Request:
Do not repeat pictures. Repeat exactly the lines of the listing below from its first line through the line with "import pandas as pd".

Given information:
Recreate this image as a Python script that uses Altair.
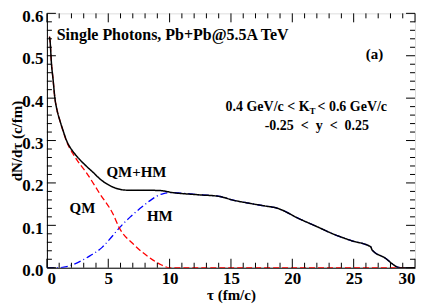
import altair as alt
import pandas as pd

# ---- data ----
tot_tau = [0.2, 0.24, 0.38, 0.5, 0.65, 0.8, 1.06, 1.3, 1.6, 2.1, 2.4, 3.2, 3.8, 4.3, 5.4, 6.5, 7.8, 9.2, 10.3, 12.4, 14.1, 15.1, 16.5, 17.7, 18.7, 20.6, 22.0, 23.3, 24.8, 26.4, 26.5, 27.5, 28.8, 30.0]
tot_val = [0.545, 0.54, 0.478, 0.445, 0.40, 0.375, 0.347, 0.325, 0.30, 0.275, 0.264, 0.24, 0.224, 0.21, 0.19, 0.183, 0.183, 0.182, 0.177, 0.172, 0.168, 0.16, 0.152, 0.146, 0.141, 0.115, 0.097, 0.080, 0.064, 0.049, 0.042, 0.024, 0.0, 0.0]

qm_tau = [0.2, 0.24, 0.38, 0.5, 0.65, 0.8, 1.06, 1.3, 1.6, 2.1, 2.4, 3.2, 4.3, 5.4, 5.9, 7.0, 8.4, 9.3, 10.0, 30.0]
qm_val = [0.545, 0.54, 0.478, 0.445, 0.40, 0.375, 0.347, 0.324, 0.298, 0.27, 0.256, 0.225, 0.175, 0.126, 0.094, 0.057, 0.023, 0.007, 0.0, 0.0]

hm_tau = [0.0, 1.0, 1.5, 1.9, 2.9, 3.5, 4.5, 5.2, 5.9, 6.8, 7.6, 8.3, 8.9, 9.5, 10.0, 10.3, 12.4, 14.1, 15.1, 16.5, 17.7, 18.7, 20.6, 22.0, 23.3, 24.8, 26.4, 26.5, 27.5, 28.8, 30.0]
hm_val = [0.0, 0.0, 0.002, 0.005, 0.018, 0.028, 0.048, 0.07, 0.094, 0.12, 0.14, 0.156, 0.168, 0.175, 0.177, 0.177, 0.172, 0.168, 0.16, 0.152, 0.146, 0.141, 0.115, 0.097, 0.080, 0.064, 0.049, 0.042, 0.024, 0.0, 0.0]

x_major = [0, 5, 10, 15, 20, 25, 30]
x_minor = [i for i in range(1, 30) if i % 5 != 0]
y_major = [0.0, 0.1, 0.2, 0.3, 0.4, 0.5, 0.6]
y_minor = [round(0.02 * i, 2) for i in range(1, 30) if i % 5 != 0]

labels = ["QM+HM", "QM", "HM"]
label_tau = [7.3, 2.9, 9.2]
label_val = [0.225, 0.142, 0.122]

W, H = 369, 255
FONT = "Liberation Serif"

xs = alt.Scale(domain=[0, 30], nice=False, zero=False)
ys = alt.Scale(domain=[0, 0.6], nice=False, zero=False)

X_AX = alt.Axis(values=x_major, format="d", tickSize=0, grid=False, labelPadding=3,
                labelFont=FONT, labelFontSize=17, labelFontWeight="bold", labelColor="black",
                title="τ (fm/c)", titleFont=FONT, titleFontSize=15, titleFontWeight="bold",
                titleColor="black", titlePadding=1, domainColor="black")
Y_AX = alt.Axis(values=y_major, format=".1f", tickSize=0, grid=False, labelPadding=4, labelOffset=3,
                labelFont=FONT, labelFontSize=17, labelFontWeight="bold", labelColor="black",
                title="dN/dτ (c/fm)", titleFont=FONT, titleFontSize=15, titleFontWeight="bold",
                titleColor="black", titlePadding=-3, domainColor="black")

def X(f="tau"):
    return alt.X(f"{f}:Q", scale=xs, axis=X_AX, title="τ (fm/c)")

def Y(f="val"):
    return alt.Y(f"{f}:Q", scale=ys, axis=Y_AX, title="dN/dτ (c/fm)")

def curve(t, v, color, dash, width):
    df = pd.DataFrame({"tau": t, "val": v})
    return alt.Chart(df).mark_line(color=color, strokeWidth=width, strokeDash=dash,
                                   interpolate="monotone", clip=True).encode(x=X(), y=Y())

def xticks(vals, length):
    df = pd.DataFrame({"tau": vals})
    b = alt.Chart(df).mark_rule(color="black", strokeWidth=1).encode(x=X(), y=alt.value(H), y2=alt.value(H - length))
    t = alt.Chart(df).mark_rule(color="black", strokeWidth=1).encode(x=X(), y=alt.value(0), y2=alt.value(length))
    return b + t

def yticks(vals, length):
    df = pd.DataFrame({"val": vals})
    l = alt.Chart(df).mark_rule(color="black", strokeWidth=1).encode(y=Y(), x=alt.value(0), x2=alt.value(length))
    r = alt.Chart(df).mark_rule(color="black", strokeWidth=1).encode(y=Y(), x=alt.value(W), x2=alt.value(W - length))
    return l + r

def text(t, v, s, size, align="center", dy=0):
    df = pd.DataFrame({"tau": [t], "val": [v], "s": [s]})
    return alt.Chart(df).mark_text(font=FONT, fontSize=size, fontWeight="bold", align=align,
                                   baseline="middle", dy=dy, color="black").encode(x=X(), y=Y(), text="s:N")

lab_df = pd.DataFrame({"tau": label_tau, "val": label_val, "s": labels})
lab = alt.Chart(lab_df).mark_text(font=FONT, fontSize=15, fontWeight="bold", baseline="middle",
                                  color="black").encode(x=X(), y=Y(), text="s:N")

layers = [
    curve(hm_tau, hm_val, "#0000ff", [7, 3, 1, 3], 1.3),
    curve(qm_tau, qm_val, "#ff0000", [6, 3], 1.3),
    curve(tot_tau, tot_val, "black", [1, 0], 1.5),
    xticks(x_major, 9), xticks(x_minor, 5), yticks(y_major, 9), yticks(y_minor, 5),
    lab,
    text(0.8, 0.55, "Single Photons, Pb+Pb@5.5A TeV", 16, align="left"),
    text(26.7, 0.505, "(a)", 15),
    text(21.4, 0.38, "0.4 GeV/c < K", 14, align="right"),
    text(21.4, 0.38, "T", 9, align="left", dy=4),
    text(22.05, 0.38, "< 0.6 GeV/c", 14, align="left"),
    text(22.0, 0.335, "-0.25\u2002<\u2002y\u2002<\u20020.25", 14),
]

chart = alt.layer(*layers).properties(
    width=W, height=H,
    autosize=alt.AutoSizeParams(type="none"),
    padding={"left": 39, "top": 5, "right": 4, "bottom": 37},
).configure_view(stroke="black", strokeWidth=1).configure(background="white")

chart.save("out.html", embed_options={"renderer": "svg", "actions": False})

Answer below:
Recreate this image as a Python script that uses Altair.
import altair as alt
import pandas as pd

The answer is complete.